|M.Sc Student||Zaatreh Maria|
|Subject||Identification of Genetic Alterations and its Relation to|
Differentiation Markers that Distinguish
Subpopulations of leukemic Cells in AML
|Department||Department of Medicine||Supervisor||Dr. Yishai Ofran|
Acute myeloid leukemia consists of heterogeneous mixture of genetically distinct sub-clones with different leukemogenic potential and thus different active pathways may affect cells’ response to therapy. These leukemic sub-populations may also vary in their sensitivity to chemotherapy. It is well known that myeloid leukemia cells express variable and different immunophenotypes that dynamically being changed along therapy. However, how changes in immunophenotype correlate with the genetic heterogeneity is not clearly understood. Recently it was recognized that as early as the first induction treatment, inherent chemo-resistant sub-populations are already exist, survive the chemotherapy, and may become dominant at relapse.

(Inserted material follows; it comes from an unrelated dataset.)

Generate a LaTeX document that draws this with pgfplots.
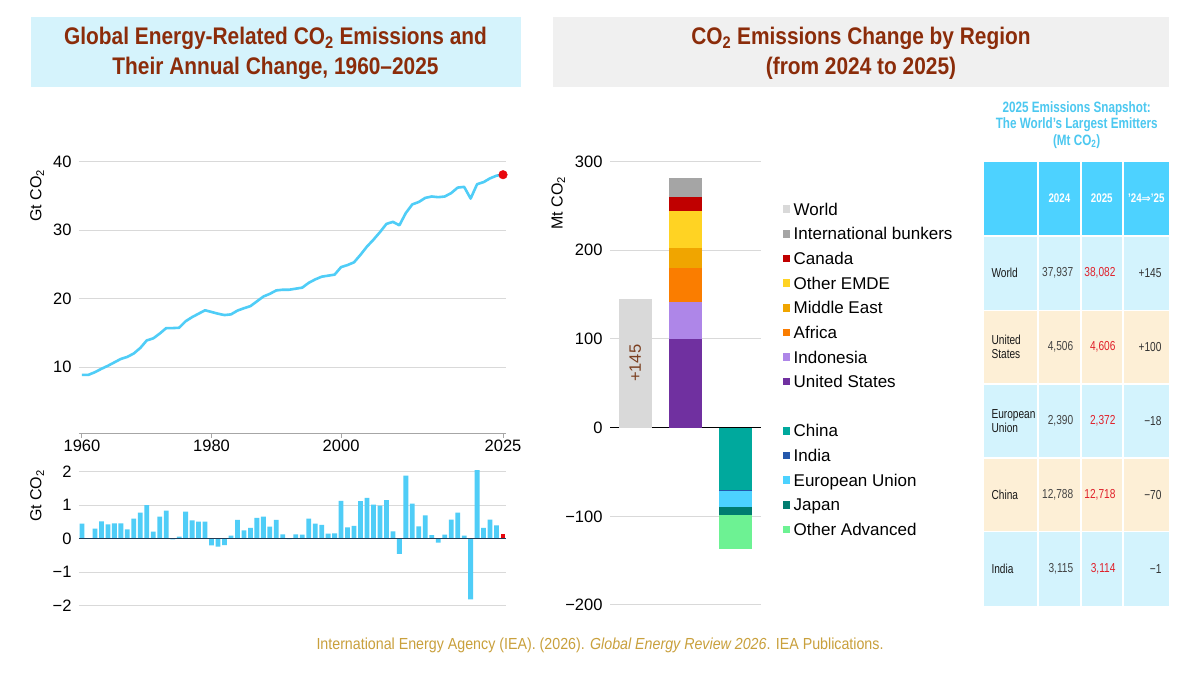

In order to explore association of sub-clonal heterogeneity with differentiation capacity and with chemotherapy sensitivity, we separated patients’ leukemia cells based on CD34 expression into differentiated and undifferentiated populations. Genes known to be mutated in AML were sequenced using targeted deep sequencing in order to monitor changes in mutation allele frequencies of each distinguished cell population. Mutation allele frequency reflects the impartial part of the clone carrying the mutation from the studied cells which were harvested according to their differentiation stage. Revealing mutational allele frequencies in different populations of 4 acute myeloid leukemia patients demonstrated different distribution of sub-clones. Certain sub-clones tend to be more prevalent than others in undifferentiated populations and therefore assumed to be more resistant to chemotherapy. However, no direct relation between sub-clones and differentiation markers was learned.
A myeloid leukemia cell line (Kasumi) was separated into two cell populations -as the patients' samples by its CD34 expression - in order to examine cell viability following chemotherapy exposure. Sorted cells exposed in vitro to different doses of chemotherapy, demonstrated that undifferentiated cell population survives chemotherapy and is more resistant than differentiated population.
In conclusion, not only leukemic stem cell but also specific sub-clones may be less likely to differentiate and therefore relatively resistant to chemotherapy, even without the presence of specific mutation in genes directly involved in chemotherapy induced cell death mechanism.